■ Task:
Reproduce the data exactly and drop any pictures it holds.

## start

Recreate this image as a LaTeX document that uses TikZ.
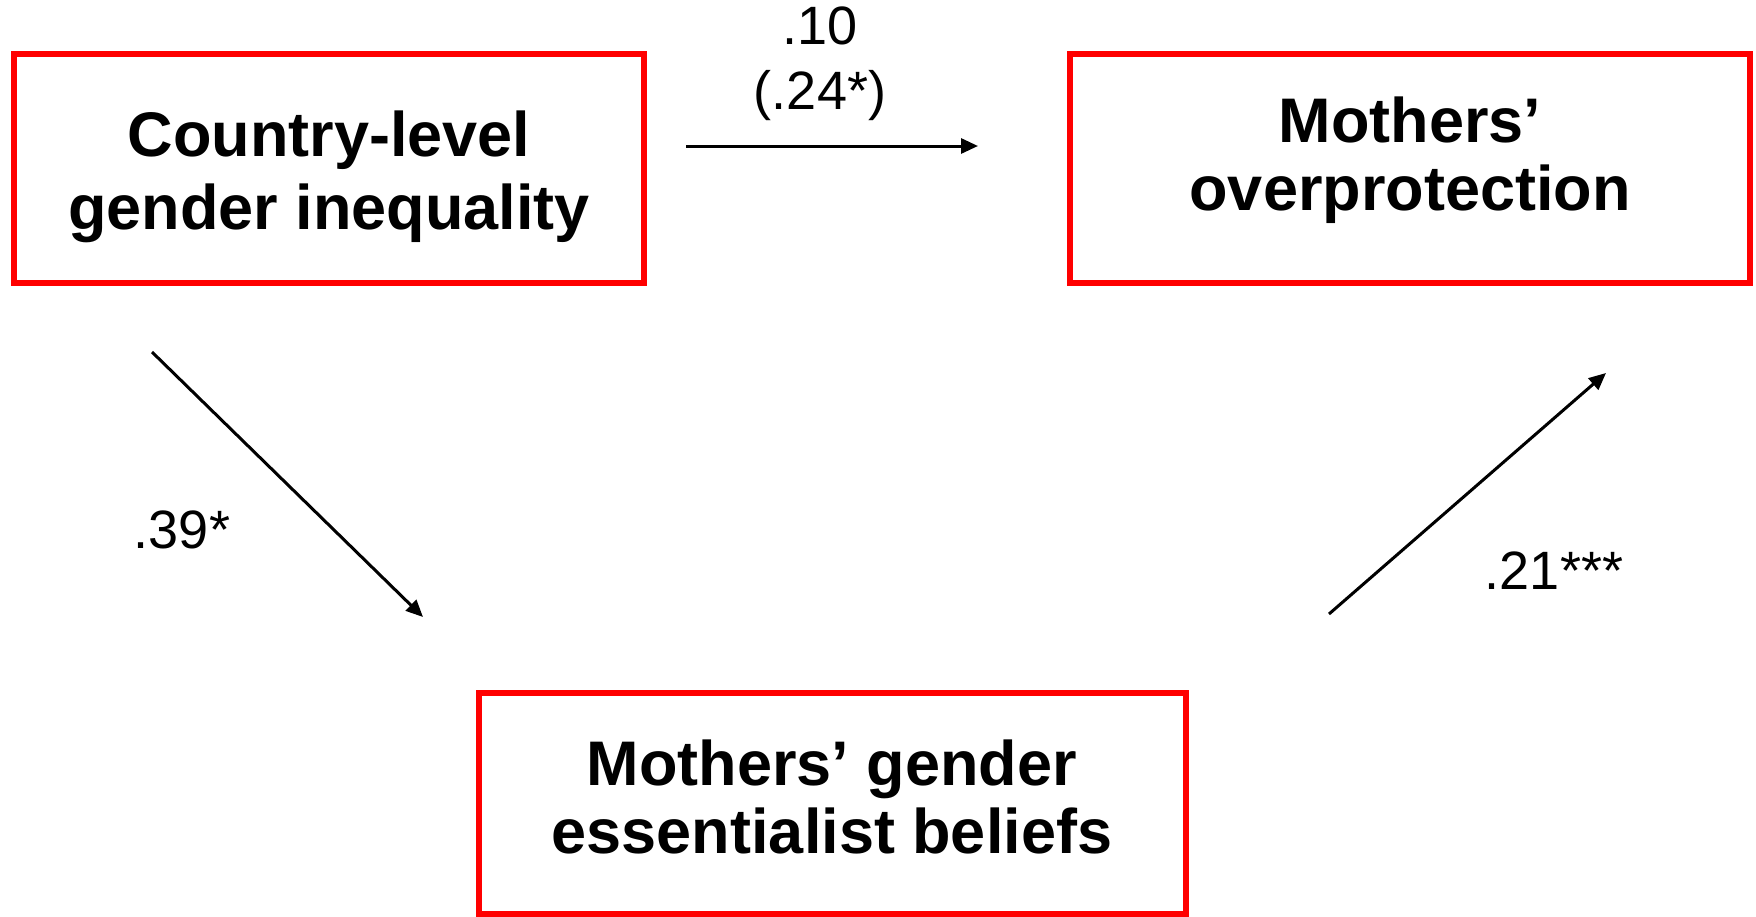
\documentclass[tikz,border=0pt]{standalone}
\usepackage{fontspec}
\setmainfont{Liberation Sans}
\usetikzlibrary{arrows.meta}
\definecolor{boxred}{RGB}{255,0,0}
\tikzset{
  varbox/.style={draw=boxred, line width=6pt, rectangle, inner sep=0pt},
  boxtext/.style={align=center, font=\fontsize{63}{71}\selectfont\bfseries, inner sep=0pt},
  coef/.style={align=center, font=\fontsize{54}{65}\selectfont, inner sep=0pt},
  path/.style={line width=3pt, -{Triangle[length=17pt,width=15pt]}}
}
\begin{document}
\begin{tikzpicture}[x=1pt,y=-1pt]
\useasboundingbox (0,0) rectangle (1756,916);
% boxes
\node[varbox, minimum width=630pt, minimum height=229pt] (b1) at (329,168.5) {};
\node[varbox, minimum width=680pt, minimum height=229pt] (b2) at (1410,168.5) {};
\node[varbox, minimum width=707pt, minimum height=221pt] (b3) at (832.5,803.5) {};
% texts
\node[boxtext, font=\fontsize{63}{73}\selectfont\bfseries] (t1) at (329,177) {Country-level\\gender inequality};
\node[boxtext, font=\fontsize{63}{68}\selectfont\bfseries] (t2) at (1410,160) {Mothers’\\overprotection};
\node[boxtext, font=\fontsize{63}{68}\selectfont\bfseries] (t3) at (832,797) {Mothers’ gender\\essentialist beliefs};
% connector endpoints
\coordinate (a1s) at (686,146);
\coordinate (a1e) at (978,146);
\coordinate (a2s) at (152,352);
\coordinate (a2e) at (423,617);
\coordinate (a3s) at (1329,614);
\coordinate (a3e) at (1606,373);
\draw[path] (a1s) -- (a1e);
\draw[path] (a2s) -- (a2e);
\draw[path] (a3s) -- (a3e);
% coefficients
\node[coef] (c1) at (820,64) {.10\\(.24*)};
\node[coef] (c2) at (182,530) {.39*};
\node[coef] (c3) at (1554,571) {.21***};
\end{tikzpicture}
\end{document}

## end

■ Correct response:
Recreate this image as a LaTeX document that uses TikZ.
\documentclass[tikz,border=0pt]{standalone}
\usepackage{fontspec}
\setmainfont{Liberation Sans}
\usetikzlibrary{arrows.meta}
\definecolor{boxred}{RGB}{255,0,0}
\tikzset{
  varbox/.style={draw=boxred, line width=6pt, rectangle, inner sep=0pt},
  boxtext/.style={align=center, font=\fontsize{63}{71}\selectfont\bfseries, inner sep=0pt},
  coef/.style={align=center, font=\fontsize{54}{65}\selectfont, inner sep=0pt},
  path/.style={line width=3pt, -{Triangle[length=17pt,width=15pt]}}
}
\begin{document}
\begin{tikzpicture}[x=1pt,y=-1pt]
\useasboundingbox (0,0) rectangle (1756,916);
% boxes
\node[varbox, minimum width=630pt, minimum height=229pt] (b1) at (329,168.5) {};
\node[varbox, minimum width=680pt, minimum height=229pt] (b2) at (1410,168.5) {};
\node[varbox, minimum width=707pt, minimum height=221pt] (b3) at (832.5,803.5) {};
% texts
\node[boxtext, font=\fontsize{63}{73}\selectfont\bfseries] (t1) at (329,177) {Country-level\\gender inequality};
\node[boxtext, font=\fontsize{63}{68}\selectfont\bfseries] (t2) at (1410,160) {Mothers’\\overprotection};
\node[boxtext, font=\fontsize{63}{68}\selectfont\bfseries] (t3) at (832,797) {Mothers’ gender\\essentialist beliefs};
% connector endpoints
\coordinate (a1s) at (686,146);
\coordinate (a1e) at (978,146);
\coordinate (a2s) at (152,352);
\coordinate (a2e) at (423,617);
\coordinate (a3s) at (1329,614);
\coordinate (a3e) at (1606,373);
\draw[path] (a1s) -- (a1e);
\draw[path] (a2s) -- (a2e);
\draw[path] (a3s) -- (a3e);
% coefficients
\node[coef] (c1) at (820,64) {.10\\(.24*)};
\node[coef] (c2) at (182,530) {.39*};
\node[coef] (c3) at (1554,571) {.21***};
\end{tikzpicture}
\end{document}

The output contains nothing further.